Though a good idea at the heart, the gift card seems to have become one more way for the retail sector to take our money, as the old election joke goes, early and often.

After all, it is supposed to be the thought that counts, so how 'bout we put a little thought into it.

Friday, November 30, 2007

B is for Broccoli

Cookie Monster is no longer a cookie freak. How can this be? What is the world coming to?

This is apparently not new news (how's that for a repetitive redundancy?) but it is to me. Not sure which cave I was living in when the Sesame Street people announced this, but somehow the info slipped past my radar screen. In 2005, the Children's Workshop announced that the beloved blue character would adopt more healthful habits.

Instead of the classic "C is for Cookie" song, of which I must admit I know all the words, the lovable furry friend now growls out "Cookie is a Sometimes Food" to encourage moderation and better food choices among the viewers. Aside from the questionable grammar of the title (sometimes is an adverb not an adjective), the whole idea is so, well, wrong.

Yes, it's true that American children are getting fatter -- 1 in 3 is now considered overweight -- but changing the essential nature of a cartoon-like character is not the answer. For starters, I'd guess that most kids who watch Sesame Street are not the problem. Parents who choose public television are generally more enlightened and thus, more than likely, aware of the risks of childhood obesity.

Add to that the "forbidden fruit" notion -- make something bad and it instantly becomes desirable -- and the reality that children rarely do EXACTLY what they see a character on TV doing and you see that the trend toward political correctness has gone way out of control.

We all know that speeding is dangerous so should Road Runner slow down to 30 mph on those steep winding turns?

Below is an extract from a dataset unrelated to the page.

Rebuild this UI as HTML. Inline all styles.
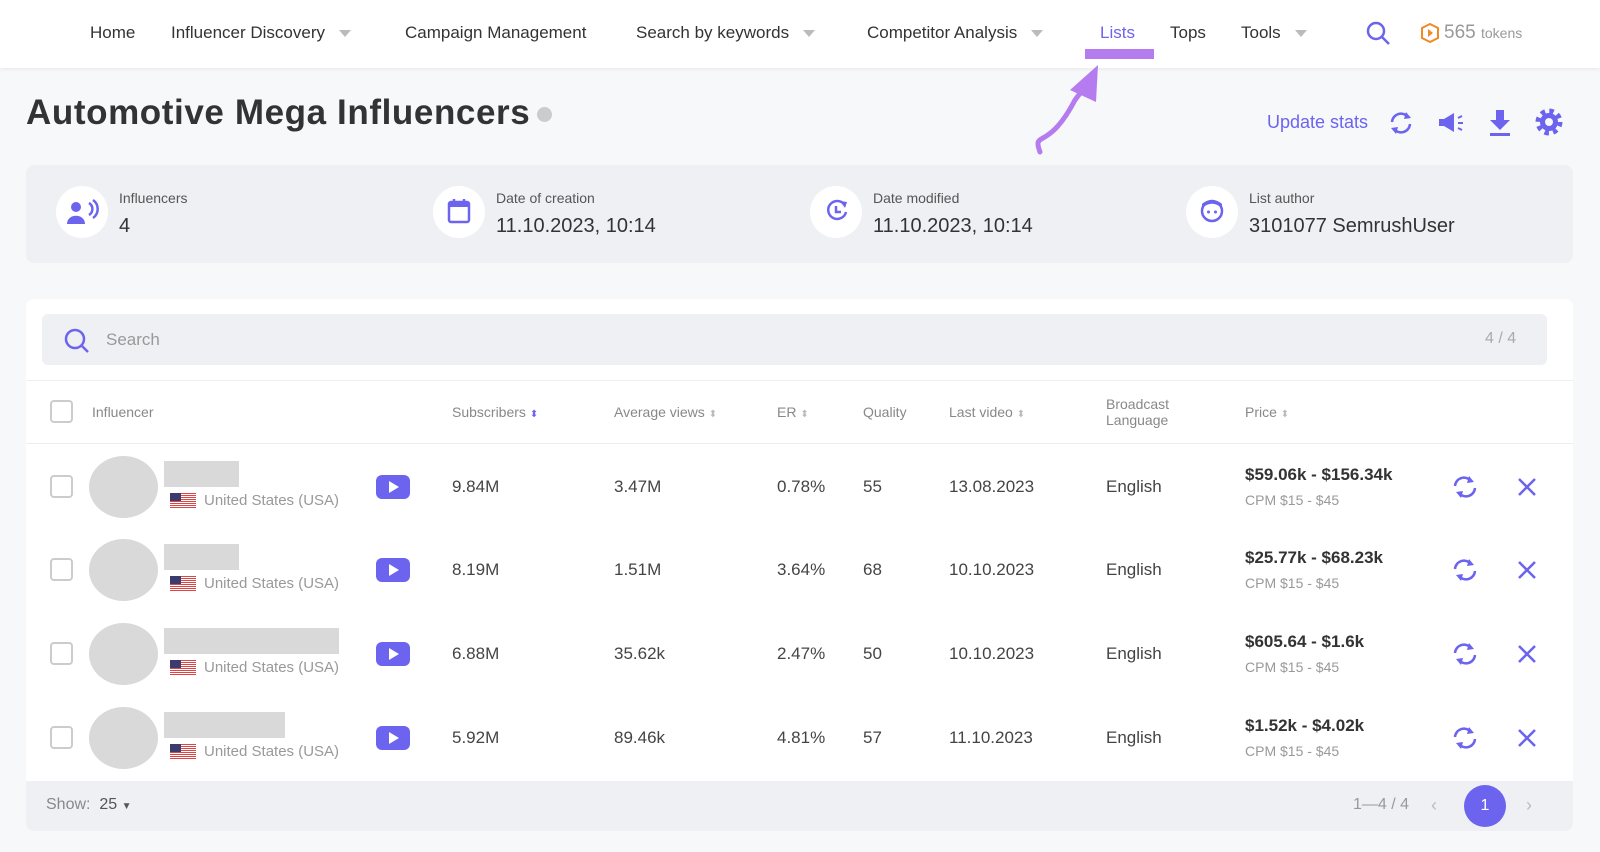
<!DOCTYPE html>
<html><head><meta charset="utf-8"><style>
*{margin:0;padding:0;box-sizing:border-box}
body{width:1600px;height:852px;background:#f7f8fa;font-family:"Liberation Sans",sans-serif;position:relative;overflow:hidden;color:#333}
.a{position:absolute;white-space:nowrap}
.nav{position:absolute;left:0;top:0;width:1600px;height:68px;background:#fff;box-shadow:0 2px 4px rgba(0,0,0,.05)}
.nv{position:absolute;top:23px;font-size:17px;color:#333}
.car{display:inline-block;width:0;height:0;border-left:6px solid transparent;border-right:6px solid transparent;border-top:7px solid #bbb;margin-left:14px;vertical-align:middle}
.card{position:absolute;left:26px;top:165px;width:1547px;height:98px;background:#eef0f3;border-radius:8px}
.ic{position:absolute;width:52px;height:52px;border-radius:50%;background:#fff;top:21px}
.lab{position:absolute;top:25px;font-size:14px;color:#555}
.val{position:absolute;top:50px;font-size:20px;color:#333}
.tbl{position:absolute;left:26px;top:299px;width:1547px;height:532px;background:#fff;border-radius:8px}
.th{position:absolute;top:404px;font-size:14px;color:#888}
.cb{position:absolute;width:23px;height:23px;border:2px solid #ccc;border-radius:4px;background:#fff}
.cell{position:absolute;font-size:17px;color:#444}
.sm{font-size:14px;color:#999}
.play{position:absolute;width:34px;height:24px;background:#6c63ef;border-radius:6px}
.play:after{content:"";position:absolute;left:13px;top:6px;border-left:10px solid #fff;border-top:6px solid transparent;border-bottom:6px solid transparent}
.sort{font-size:10px;color:#bbb}
</style></head><body>
<div class="nav">
<div class="nv" style="left:90px">Home</div>
<div class="nv" style="left:171px">Influencer Discovery<span class="car"></span></div>
<div class="nv" style="left:405px">Campaign Management</div>
<div class="nv" style="left:636px">Search by keywords<span class="car"></span></div>
<div class="nv" style="left:867px">Competitor Analysis<span class="car"></span></div>
<div class="nv" style="left:1100px;color:#6c63ef">Lists</div>
<div class="a" style="left:1085px;top:49px;width:69px;height:10px;background:#b57cf0"></div>
<div class="nv" style="left:1170px">Tops</div>
<div class="nv" style="left:1241px">Tools<span class="car"></span></div>
<svg class="a" style="left:1365px;top:20px" width="28" height="28"><circle cx="11" cy="11" r="8" fill="none" stroke="#6c63ef" stroke-width="2.5"/><line x1="17" y1="17" x2="24" y2="24" stroke="#6c63ef" stroke-width="2.5"/></svg>
<svg class="a" style="left:1420px;top:22px" width="20" height="22"><path d="M10 2 L18 6 V16 L10 20 L2 16 V6Z" fill="none" stroke="#f08a24" stroke-width="2"/><path d="M8 7 L13 11 L8 15Z" fill="#f08a24"/></svg>
<div class="a" style="left:1444px;top:22px;font-size:19px;color:#999">565 <span style="font-size:14px">tokens</span></div>
</div>
<svg class="a" style="left:1030px;top:60px" width="100" height="100"><path d="M10 92 C2 70 18 92 45 40 L60 20" fill="none" stroke="#b57cf0" stroke-width="5" stroke-linecap="round"/><path d="M40 30 L68 5 L66 42Z" fill="#b57cf0"/></svg>
<div class="a" style="left:26px;top:93px;font-size:35px;letter-spacing:0.6px;font-weight:bold;color:#333">Automotive Mega Influencers</div>
<div class="a" style="left:537px;top:107px;width:15px;height:15px;border-radius:50%;background:#ccc"></div>
<div class="a" style="left:1267px;top:112px;font-size:18px;color:#6c63ef">Update stats</div>
<svg class="a" style="left:1386px;top:108px" width="30" height="30"><path d="M6 14 A9 9 0 0 1 22 9 M24 16 A9 9 0 0 1 8 21" fill="none" stroke="#6c63ef" stroke-width="2.5"/><path d="M20 4 L25 10 L18 11Z M10 26 L5 20 L12 19Z" fill="#6c63ef"/></svg>
<svg class="a" style="left:1436px;top:110px" width="30" height="26"><path d="M3 9 H8 L18 3 V22 L8 16 H3Z" fill="#6c63ef"/><path d="M22 8 L26 6 M22 13 H27 M22 18 L26 20" stroke="#6c63ef" stroke-width="2"/></svg>
<svg class="a" style="left:1486px;top:108px" width="28" height="30"><path d="M10 2 H18 V12 H24 L14 22 L4 12 H10Z" fill="#6c63ef"/><rect x="4" y="25" width="20" height="3" fill="#6c63ef"/></svg>
<svg class="a" style="left:1533px;top:106px" width="32" height="32"><circle cx="16" cy="16" r="10" fill="none" stroke="#6c63ef" stroke-width="7" stroke-dasharray="4 3.85"/><circle cx="16" cy="16" r="9" fill="#6c63ef"/><circle cx="16" cy="16" r="4" fill="#f7f8fa"/></svg>
<div class="card">
<div class="ic" style="left:30px"></div><svg class="a" style="left:40px;top:33px" width="34" height="30"><circle cx="10" cy="9" r="5" fill="#6c63ef"/><path d="M1 26 C1 15 19 15 19 26Z" fill="#6c63ef"/><path d="M23 5 A7 7 0 0 1 23 17 M27 2 A11 11 0 0 1 27 20" fill="none" stroke="#6c63ef" stroke-width="2.5"/></svg>
<div class="lab" style="left:93px">Influencers</div><div class="val" style="left:93px">4</div>
<div class="ic" style="left:407px"></div><svg class="a" style="left:421px;top:32px" width="24" height="28"><rect x="2" y="5" width="20" height="20" rx="2" fill="none" stroke="#6c63ef" stroke-width="2.5"/><rect x="2" y="5" width="20" height="5" fill="#6c63ef"/><path d="M7 2V7 M17 2V7" stroke="#6c63ef" stroke-width="2.5"/></svg>
<div class="lab" style="left:470px">Date of creation</div><div class="val" style="left:470px">11.10.2023, 10:14</div>
<div class="ic" style="left:784px"></div><svg class="a" style="left:798px;top:33px" width="26" height="26"><path d="M20 6 A9 9 0 1 0 22 14" fill="none" stroke="#6c63ef" stroke-width="2.5"/><path d="M12 8V14H17" fill="none" stroke="#6c63ef" stroke-width="2.5"/><path d="M16 3 L23 4 L21 10Z" fill="#6c63ef"/></svg>
<div class="lab" style="left:847px">Date modified</div><div class="val" style="left:847px">11.10.2023, 10:14</div>
<div class="ic" style="left:1160px"></div><svg class="a" style="left:1173px;top:33px" width="26" height="26"><circle cx="13" cy="13" r="10" fill="none" stroke="#6c63ef" stroke-width="2.5"/><path d="M3 11 C8 4 18 4 23 11 L23 6 C18 1 8 1 3 6Z" fill="#6c63ef"/><circle cx="9.5" cy="14" r="1.5" fill="#6c63ef"/><circle cx="16.5" cy="14" r="1.5" fill="#6c63ef"/></svg>
<div class="lab" style="left:1223px">List author</div><div class="val" style="left:1223px">3101077 SemrushUser</div>
</div>
<div class="tbl"></div>
<div class="a" style="left:42px;top:314px;width:1505px;height:51px;background:#eef0f3;border-radius:6px"></div>
<svg class="a" style="left:63px;top:327px" width="28" height="28"><circle cx="12" cy="12" r="9" fill="none" stroke="#6c63ef" stroke-width="2.5"/><line x1="18.5" y1="18.5" x2="25" y2="25" stroke="#6c63ef" stroke-width="2.5"/></svg>
<div class="a" style="left:106px;top:330px;font-size:17px;color:#999">Search</div>
<div class="a" style="left:1485px;top:330px;font-size:16px;color:#aaa">4 / 4</div>
<div class="a" style="left:26px;top:380px;width:1547px;height:1px;background:#f0f0f0"></div>
<div class="cb" style="left:50px;top:400px"></div>
<div class="th" style="left:92px">Influencer</div>
<div class="th" style="left:452px">Subscribers <span class="sort" style="color:#6c63ef">⬍</span></div>
<div class="th" style="left:614px">Average views <span class="sort">⬍</span></div>
<div class="th" style="left:777px">ER <span class="sort">⬍</span></div>
<div class="th" style="left:863px">Quality</div>
<div class="th" style="left:949px">Last video <span class="sort">⬍</span></div>
<div class="th" style="left:1106px;top:396px;line-height:16px">Broadcast<br>Language</div>
<div class="th" style="left:1245px">Price <span class="sort">⬍</span></div>
<div class="a" style="left:26px;top:443px;width:1547px;height:1px;background:#eee"></div>

<div id="rows"></div>
<div class="a" style="left:26px;top:781px;width:1547px;height:50px;background:#eef0f3;border-radius:0 0 8px 8px"></div>
<div class="a" style="left:46px;top:796px;font-size:16px;color:#888">Show:&nbsp; <span style="color:#555">25</span> <span style="font-size:10px;color:#555">▼</span></div>
<div class="a" style="left:1353px;top:796px;font-size:16px;color:#999">1—4 / 4</div>
<div class="a" style="left:1431px;top:795px;font-size:18px;color:#bbb">‹</div>
<div class="a" style="left:1464px;top:785px;width:42px;height:42px;border-radius:50%;background:#6c63ef;color:#fff;font-size:16px;text-align:center;line-height:42px">1</div>
<div class="a" style="left:1526px;top:795px;font-size:18px;color:#bbb">›</div>

<script>
var rows=[[487,75,"9.84M","3.47M","0.78%","55","13.08.2023","$59.06k - $156.34k"],[570,75,"8.19M","1.51M","3.64%","68","10.10.2023","$25.77k - $68.23k"],[654,175,"6.88M","35.62k","2.47%","50","10.10.2023","$605.64 - $1.6k"],[738,121,"5.92M","89.46k","4.81%","57","11.10.2023","$1.52k - $4.02k"]];
var h="";
rows.forEach(function(r){var y=r[0];
h+='<div class="cb" style="left:50px;top:'+(y-12)+'px"></div>';
h+='<div class="a" style="left:89px;top:'+(y-31)+'px;width:69px;height:62px;border-radius:50%;background:#d9d9d9"></div>';
h+='<div class="a" style="left:164px;top:'+(y-26)+'px;width:'+r[1]+'px;height:26px;background:#d9d9d9"></div>';
h+='<svg class="a" style="left:170px;top:'+(y+6)+'px" width="26" height="16"><rect width="26" height="16" fill="#fff"/><g fill="#d44">'+[0,1,2,3,4,5,6,7].map(function(i){return '<rect y="'+(i*2)+'" width="26" height="1"/>'}).join('')+'</g><rect width="11" height="8" fill="#3c3b6e"/></svg>';
h+='<div class="a sm" style="left:204px;top:'+(y+5)+'px;font-size:15px">United States (USA)</div>';
h+='<div class="play" style="left:376px;top:'+(y-12)+'px"></div>';
h+='<div class="cell" style="left:452px;top:'+(y-10)+'px">'+r[2]+'</div>';
h+='<div class="cell" style="left:614px;top:'+(y-10)+'px">'+r[3]+'</div>';
h+='<div class="cell" style="left:777px;top:'+(y-10)+'px">'+r[4]+'</div>';
h+='<div class="cell" style="left:863px;top:'+(y-10)+'px">'+r[5]+'</div>';
h+='<div class="cell" style="left:949px;top:'+(y-10)+'px">'+r[6]+'</div>';
h+='<div class="cell" style="left:1106px;top:'+(y-10)+'px">English</div>';
h+='<div class="cell" style="left:1245px;top:'+(y-22)+'px;font-weight:bold;color:#333">'+r[7]+'</div>';
h+='<div class="a sm" style="left:1245px;top:'+(y+5)+'px">CPM $15 - $45</div>';
h+='<svg class="a" style="left:1450px;top:'+(y-14)+'px" width="30" height="28"><path d="M5 13 A9 9 0 0 1 21 8 M25 15 A9 9 0 0 1 9 20" fill="none" stroke="#6c63ef" stroke-width="2.5"/><path d="M19 3 L24 9 L17 10Z M11 25 L6 19 L13 18Z" fill="#6c63ef"/></svg>';
h+='<svg class="a" style="left:1517px;top:'+(y-10)+'px" width="20" height="20"><path d="M2 2L18 18M18 2L2 18" stroke="#6c63ef" stroke-width="2.5"/></svg>';
});
document.getElementById("rows").innerHTML=h;
</script>
</body></html>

Should Porky Pig clean up his closing line so as not to offend people with speech impediments? Where does it stop?

Lighten up, folks! It is a children's show. Leave Cookie alone and add balance in more subtle ways -- I've got a great recipe for zucchini chocolate chip cookies.

Thursday, November 29, 2007

An Intro

So this is blogging. For something so 21st century, it seems so easy. But maybe that's what Goggle is creating for our future--a fill-in-the-blanks world. A Google ID and you're up, up and away.

A meeting of the Boulder Writers Alliance on Tuesday gave me a preview of Microsoft's vision for the next few years, via Vista and Office 2007. It is a bright and colorful world with lots of cool graphics and "ribbons" instead of tool bars. Pick a color, any color. No design skill or knowledge needed, just click the one you like.

First of all, the name. What is the Cunning Hand? A play on my maiden name, Cunningham, for starters. And an acknowledgment of my new-found creativity. You see, I was co-editor of my high school newspaper and thus a columnist. The adviser kept trying to get me to come up with a creative name for the column. A previous editor named Pat called his Pat on the Back, because it appeared on the back page. Maybe he was thinking of Cunning Hand all along but hoped I'd come to it on my own. I didn't: I used something like Kathy's Corner or nothing at all. All I could think of was the derisive mangling of the name that (I later discovered) had to do with sex.

I suppose I've always been creative, but am just now acknowledging it and its uses. Like, maybe the last sentence of the last paragraph is going to bring me even more email solicitations for increasing the size of a body part I do not have.

The Cunning Hand is my way of putting into "print" my unique talent for
observing, writing about it and, basically, being a smart-aleck. I hope to make you think and make you laugh.

I am in a very lucky place in life now. My proverbial "dues" have been paid through years of marginally interesting and challenging jobs while raising three children and a clever, successful husband. If I'd been paid for just the meals I've made in the past 20-some years, I'd be rich enough to retire. So, I get to sit at my computer, looking out on the beauty of Boulder's open space, and indulge in something that gives me joy--writing. I hope it gives you joy as well.